Biggest Customer Service Blunders of All Time
These five common mistakes trip up a lot of businesses. Our customer service expert offers his tips on correcting the problems.
By Paul Levesque
| March 21, 2006
URL:
http://www.entrepreneur.com/sales/customerservice/article84218.html
While howls of protest over poor customer service continue to be
heard worldwide, there remain some businesses that manage to
consistently deliver superior customer service year in and year
out. These are the places where turbo-charged employees pursue
customer delight with a passion, places that ignite a flashpoint of
contagious enthusiasm in employees and customers alike. Foremost
among the lessons to be learned from such flashpoint businesses are
the blunders to avoid--those fatal mistakes that trip up just about
everybody else.
Blunder #1: Making customer service a training issue.
Businesses of all kinds invest huge amounts of money in training
programs that do not--and simply cannot--work. The function of such
training is to identify the behaviors workers are supposed to
engage in, and then coax, bully or legislate these behaviors into
the workplace. At best, this is almost always a recipe for conduct
that feels mechanized and insincere; at worst, it intensifies
employee resentment and cynicism.
Instead of dictating what your employees should be doing to
delight customers, the better approach is to give your workers
opportunities to brainstorm their own ideas for delivering delight.
Your role then becomes to help employees implement these ideas and
to allow workers to savor the motivational effect of the positive
feedback that ensues from delighted customers. This level of
employee ownership and involvement is a key cultural characteristic
of virtually all flashpoint businesses.
Blunder #2: Blaming poor service on employee
"demotivation." Businesses looking for ways to
motivate their workers are almost always looking in the wrong
places. Employee cynicism is the direct product of an
organization's visible preoccupation with self-interest above
all else--a purely internal focus. The focus in flashpoint
businesses is directed outward, toward the interests of customers
and the community at large. This shift in cultural focus changes
the way the business operates at all levels.
The reality in most business settings is that employees are
demotivated because they can't deliver delight. The existing
policies and procedures make it impossible. Instead of
"fixing" their employees, flashpoint business set out to
build a culture that unblocks them. Workers are encouraged to
identify operational obstacles to customer delight, and participate
in finding ways around them.
Blunder #3: Using customer feedback to uncover what's
wrong. Businesses often use surveys and other feedback
mechanisms to get to the root causes of customer problems and
complaints. Employees come to dread these measurement and
data-gathering efforts, since they so often lead to what feels like
witch-hunts for employee scapegoats, formal exercises in finger
pointing and the assigning of blame.
Flashpoint businesses use customer feedback very differently. In
these companies, the object is to uncover everything that's
going right. Managers are forever on the lookout for "hero
stories"--examples of employees going the extra mile to
deliver delight. Such feedback becomes the basis for ongoing
recognition and celebration. Employees see themselves as winners on
a winning team, because in their workplace, there's always some
new "win" being celebrated.
Blunder #4: Reserving top recognition for splashy
recoveries. It happens all the time: Something goes terribly
wrong in a customer order or transaction, and a dedicated employee
goes to tremendous lengths to make things right. The delighted
customer brings this employee's wonderful recovery to
management's attention, and the employee receives special
recognition for his or her efforts. This is a blunder?

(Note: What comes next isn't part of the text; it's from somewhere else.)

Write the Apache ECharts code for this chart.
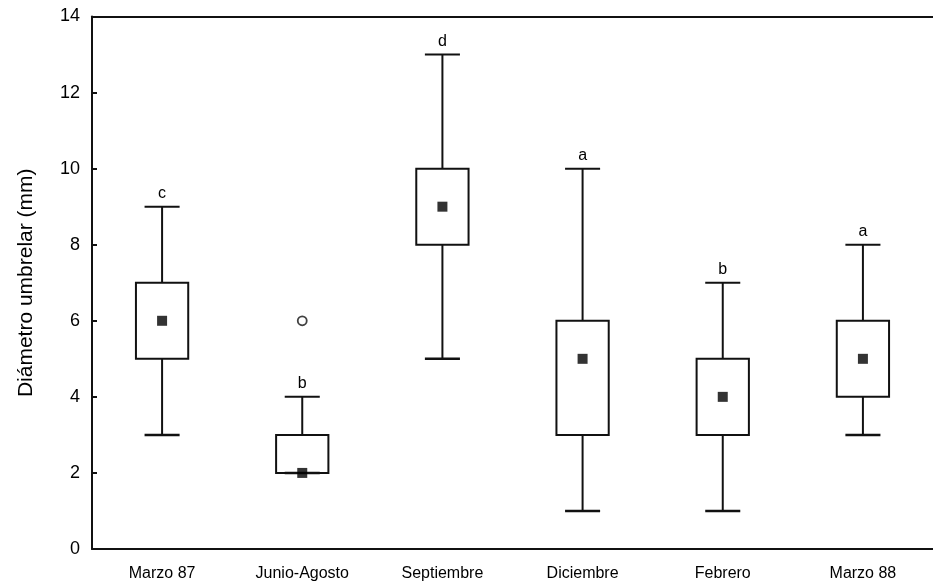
<!DOCTYPE html>
<html>
<head>
<meta charset="utf-8">
<script src="https://cdn.jsdelivr.net/npm/echarts@6/dist/echarts.min.js"></script>
<style>
html,body{margin:0;padding:0;background:#fff;}
#c{width:933px;height:585px;}
</style>
</head>
<body>
<div id="c"></div>
<script>
const categories = ['Marzo 87', 'Junio-Agosto', 'Septiembre', 'Diciembre', 'Febrero', 'Marzo 88'];
const minValues    = [3, 2, 5, 1, 1, 3];
const q1Values     = [5, 2, 8, 3, 3, 4];
const medianValues = [6, 2, 9, 5, 4, 5];
const q3Values     = [7, 3, 10, 6, 5, 6];
const maxValues    = [9, 4, 13, 10, 7, 8];
const letters      = ['c', 'b', 'd', 'a', 'b', 'a'];
const outliers     = [['Junio-Agosto', 6]];
const yTicks       = [0, 2, 4, 6, 8, 10, 12, 14];

const FONT = 'Liberation Sans, Arial, sans-serif';
const INK = '#111';

const boxData = categories.map((c, i) => [i, minValues[i], q1Values[i], medianValues[i], q3Values[i], maxValues[i]]);

const chart = echarts.init(document.getElementById('c'), null, {renderer: 'canvas'});
chart.setOption({
  backgroundColor: '#fff',
  animation: false,
  grid: {left: 92, top: 16.5, width: 848, height: 532.5},
  xAxis: [{
    type: 'category', data: categories, position: 'bottom',
    axisLine: {lineStyle: {color: INK, width: 2}},
    axisTick: {inside: true, length: 5, lineStyle: {color: INK, width: 2}},
    axisLabel: {color: '#000', fontFamily: FONT, fontSize: 16, margin: 17},
    splitLine: {show: false}
  }, {
    type: 'category', data: categories, position: 'top',
    axisLine: {lineStyle: {color: INK, width: 2}},
    axisTick: {inside: true, length: 5, lineStyle: {color: INK, width: 2}},
    axisLabel: {show: false},
    splitLine: {show: false}
  }],
  yAxis: [{
    type: 'value', min: 0, max: 14, interval: 2,
    name: 'Diámetro umbrelar (mm)', nameLocation: 'middle', nameGap: 55,
    nameTextStyle: {color: '#000', fontFamily: FONT, fontSize: 21},
    axisLine: {show: true, lineStyle: {color: INK, width: 2}},
    axisTick: {show: true, inside: true, length: 5, lineStyle: {color: INK, width: 2}},
    axisLabel: {color: '#000', fontFamily: FONT, fontSize: 18, margin: 12,
      formatter: v => yTicks.includes(v) ? String(v) : ''},
    splitLine: {show: false}
  }],
  series: [{
    type: 'custom',
    data: boxData,
    encode: {x: 0, y: [1, 2, 3, 4, 5]},
    renderItem: function (params, api) {
      const i = api.value(0);
      const pMin = api.coord([i, api.value(1)]);
      const pQ1 = api.coord([i, api.value(2)]);
      const pQ3 = api.coord([i, api.value(4)]);
      const pMax = api.coord([i, api.value(5)]);
      const bandW = api.size([1, 0])[0];
      const bw = bandW * 0.373;
      const cw = bandW * 0.25;
      const x = pMin[0];
      const st = {stroke: INK, lineWidth: 2, fill: null};
      return {
        type: 'group',
        children: [
          {type: 'line', shape: {x1: x, y1: pQ3[1], x2: x, y2: pMax[1]}, style: st},
          {type: 'line', shape: {x1: x, y1: pQ1[1], x2: x, y2: pMin[1]}, style: st},
          {type: 'line', shape: {x1: x - cw / 2, y1: pMax[1], x2: x + cw / 2, y2: pMax[1]}, style: st},
          {type: 'rect', shape: {x: x - bw / 2, y: pQ3[1], width: bw, height: pQ1[1] - pQ3[1]},
            style: {stroke: INK, lineWidth: 2, fill: '#fff'}},
          {type: 'line', shape: {x1: x - cw / 2, y1: pMin[1], x2: x + cw / 2, y2: pMin[1]},
            style: {stroke: INK, lineWidth: 2.5, fill: null}},
          {type: 'text', x: x, y: pMax[1] - 5,
            style: {text: letters[i], fill: '#000', font: '16px ' + FONT, align: 'center', verticalAlign: 'bottom'}}
        ]
      };
    },
    z: 2
  }, {
    type: 'scatter',
    data: categories.map((c, i) => [c, medianValues[i]]),
    symbol: 'rect', symbolSize: 10,
    itemStyle: {color: '#000'},
    z: 5
  }, {
    type: 'scatter',
    data: outliers,
    symbol: 'circle', symbolSize: 9,
    itemStyle: {color: '#fff', borderColor: INK, borderWidth: 1.8},
    z: 5
  }]
});
</script>
</body>
</html>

It is when such recoveries are the primary--if not the
only--catalysts for employee recognition. In such a culture,
foul-ups become almost a good thing from the workers' point of
view. By creating opportunities for splashy recoveries, foul-ups
represent the only chance employees have to feel appreciated on the
job. Attempts to correct operational problems won't win much
support if employees see these problems as their only opportunity
to shine.
Flashpoint businesses celebrate splashy recoveries, of
course--but they're also careful to uncover and celebrate
employee efforts to delight customers where no mistakes or problems
were involved. This makes it easier to get workers participating in
efforts to permanently eliminate the sources of problems at the
systems level.
Blunder #5: Competing on price. It's one of the most
common (and most costly) mistakes in business. Price becomes the
deciding factor in purchasing decisions only when everything else
is equal--and everything else is almost never equal. Businesses
really compete on the perception of value, and this includes more
than price. It's shaped by the total customer experience--and
aspects such as "helpfulness," "friendliness"
and "the personal touch" often give the competitive
advantage to businesses that actually charge slightly more for
their basic goods and services.
Those businesses that deliver a superior total experience from
the inside out (that is, as a product of a strongly
customer-focused culture) are typically those that enjoy a
long-term competitive advantage--along with virtual immunity from
the kinds of headaches that plague everybody else.